CONSOLIDATION OF SHARES: [SECTION 94(1)(b)]
1. Subject — Consolidation of shares
2. Passing Authority — General Meeting
3. Nature of the Resolution — Ordinary Resolution (unless
articles require special
resolution)
4. Specimen Resolution(s)
∫ SPECIMEN
"RESOLVED THAT the Issued Capital of Rs. 10,00,000 consisting of
2,00,000 ordinary shares of Rs. 5 each be divided into 1,00,000 ordinary shares
of Rs. 10 each by consolidating in such manner that every two of the existing
shares of Rs. 5 each shall constitute one share of Rs. 10 each fully paid.”
“RESOLVED FURTHER THAT the existing certificates of shares be
called in by the Board of Directors and cancelled and that the new certificates be
issued in lieu thereof in terms of the Companies (Issue of Share Certificates)
Rules, 1960."
5. Guidelines
(1) If the Company's Articles do not contain a power of alteration, the
Articles must first be amended by special resolution.

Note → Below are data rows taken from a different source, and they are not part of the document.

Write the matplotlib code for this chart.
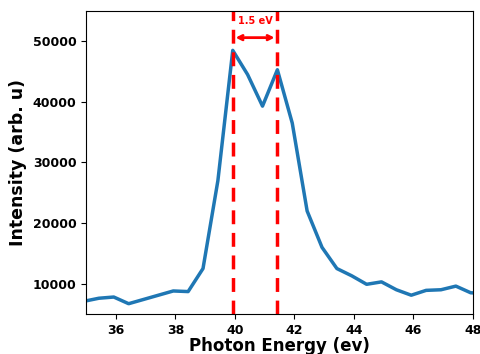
import matplotlib
matplotlib.use('Agg')
import matplotlib.pyplot as plt

energy = [34.93, 35.43, 35.93, 36.43, 36.93, 37.43, 37.93, 38.43, 38.93, 39.43,
          39.93, 40.43, 40.93, 41.43, 41.93, 42.43, 42.93, 43.43, 43.93, 44.43,
          44.93, 45.43, 45.93, 46.43, 46.93, 47.43, 47.93, 48.43]
intensity = [7100, 7600, 7800, 6700, 7400, 8100, 8800, 8700, 12500, 27000,
             48500, 44500, 39300, 45300, 36500, 22000, 16000, 12500, 11300, 9900,
             10300, 9000, 8100, 8900, 9000, 9600, 8500, 8400]
peak_lines = [39.93, 41.43]
gap_label = '1.5 eV'

fig = plt.figure(figsize=(4.81, 3.54), dpi=100)
ax = fig.add_axes([0.179, 0.113, 0.804, 0.856])

ax.plot(energy, intensity, color='#1f77b4', linewidth=2.5)
for xv in peak_lines:
    ax.axvline(xv, color='red', linestyle='--', linewidth=2.5, dashes=(4, 2.5))

ax.annotate('', xy=(peak_lines[0], 50600), xytext=(peak_lines[1], 50600),
            arrowprops=dict(arrowstyle='<->', color='red', lw=2, mutation_scale=8))
ax.text(sum(peak_lines) / 2, 53300, gap_label, color='red', fontsize=7,
        fontweight='bold', ha='center', va='center')

ax.set_xlim(35, 48)
ax.set_ylim(5000, 55000)
ax.set_xticks([36, 38, 40, 42, 44, 46, 48])
ax.set_yticks([10000, 20000, 30000, 40000, 50000])
for lab in ax.get_xticklabels() + ax.get_yticklabels():
    lab.set_fontweight('bold')
    lab.set_fontsize(9)
ax.set_xlabel('Photon Energy (ev)', fontsize=12, fontweight='bold', labelpad=0)
ax.set_ylabel('Intensity (arb. u)', fontsize=12.5, fontweight='bold')

fig.savefig('out.png', dpi=100)
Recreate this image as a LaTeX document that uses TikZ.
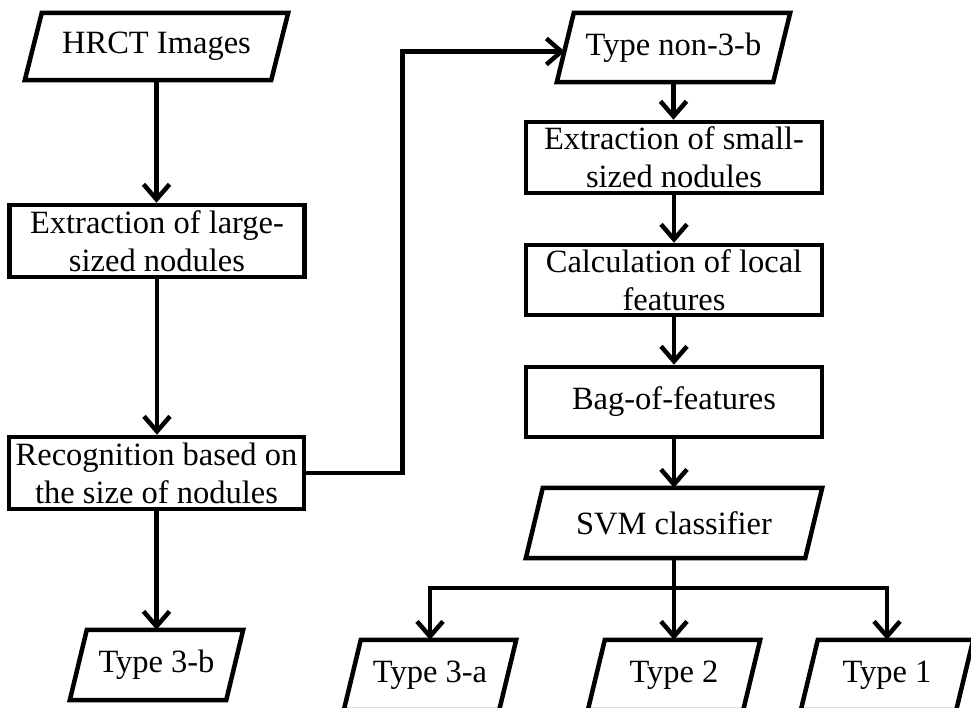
\documentclass[tikz,border=0pt]{standalone}
\usepackage{fontspec}
\setmainfont{Liberation Serif}
\usetikzlibrary{arrows.meta,calc}
\begin{document}
\begin{tikzpicture}[x=1pt,y=-1pt,
  lw/.style={line width=4.5pt, line join=miter},
  txt/.style={inner sep=0pt, align=center, font=\fontsize{32.5}{38}\selectfont},
  boxn/.style={txt, draw, lw},
  paran/.style={txt},
  arr/.style={lw, -{Straight Barb[length=15pt,width=26pt]}},
]
\clip (0,0) rectangle (971,707);
\fill[white] (0,0) rectangle (971,707);

% left column
\node[paran, minimum width=263pt, minimum height=67pt] (hrct) at (156.5,46.5) {HRCT Images};
\node[boxn, minimum width=295pt, minimum height=72pt] (ext1) at (157,241) {Extraction of large-\\sized nodules};
\node[boxn, minimum width=295pt, minimum height=72pt] (recog) at (156.5,473) {Recognition based on\\the size of nodules};
\node[paran, minimum width=173pt, minimum height=70pt] (t3b) at (156.5,665) {Type 3-b};

% right column
\node[paran, minimum width=233pt, minimum height=69pt] (non3b) at (673.5,47.5) {Type non-3-b};
\node[boxn, minimum width=296pt, minimum height=71pt] (ext2) at (674,157.5) {Extraction of small-\\sized nodules};
\node[boxn, minimum width=296pt, minimum height=70pt] (calc) at (674,280) {Calculation of local\\features};
\node[boxn, minimum width=296pt, minimum height=70pt] (bag) at (674,402) {Bag-of-features};
\node[paran, minimum width=296pt, minimum height=70pt] (svm) at (674,523) {SVM classifier};

% outputs
\node[paran, minimum width=172pt, minimum height=70pt] (t3a) at (430,675) {Type 3-a};
\node[paran, minimum width=172pt, minimum height=70pt] (t2) at (674,675) {Type 2};
\node[paran, minimum width=172pt, minimum height=70pt] (t1) at (887,675) {Type 1};

% parallelogram outlines
\foreach \n in {hrct,t3b,non3b,svm,t3a,t2,t1}
  \draw[lw] ([xshift=17pt]\n.north west) -- (\n.north east)
    -- ([xshift=-17pt]\n.south east) -- (\n.south west) -- cycle;

% connectors
\draw[arr] (hrct.south) -- (hrct.south |- ext1.north);
\draw[arr] (ext1.south) -- (ext1.south |- recog.north);
\draw[arr] (recog.south) -- (recog.south |- t3b.north);
\draw[arr] (recog.east) -- ++(96,0) coordinate (up) |- ([xshift=8pt,yshift=-4pt]non3b.west);
\draw[arr] (non3b.south) -- (non3b.south |- ext2.north);
\draw[arr] (ext2.south) -- (calc.north);
\draw[arr] (calc.south) -- (bag.north);
\draw[arr] (bag.south) -- (svm.north);
\draw[lw] (svm.south) -- ++(0,30) coordinate (br);
\draw[arr] (br) -| (t3a.north);
\draw[arr] (br) -| (t1.north);
\draw[arr] (br) -- (t2.north);
\end{tikzpicture}
\end{document}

(2) In India, it is usual to have equity shares of Rs. 10 each and preference
shares of Rs. 100 each.
(3) Consequential alteration of capital clause in Articles requires special
resolution.
(4) Separate meetings of different classes are not required generally. [Re JA
Nordberg Ltd (1915) 2 Ch 439]
(5) In case of listed company, comply with the requirement of the Listing
Agreement and the requirement of the CDSL and NSDL for obtaining of
new ISIN for the consolidated shares.
(6) Consolidation of equity share capital and preference share capital and
division of the consolidated share capital into equity shares of lesser
amount i.e. Rs.10 each does not come under the section but is covered by
scheme of arrangement under section 391 of the Act. [Letter No. 40/3/7-
CL III, dated 21 July, 1975]
6. Filing
(a) E-Form 5 with Registrar within 30 days of passing of resolution.
(b) E-Form 23 for special resolution and amended copy of the Memorandum
and Articles of Association within 30 days with Registrar.
(c) Submit copies thereof as per listing agreement with the Stock Exchange
concerned, where the securities are listed.

 ordinary resolution unless special resolution is required by the AOA......

kindly provide the resolution on buy back of shares and explanatory statement.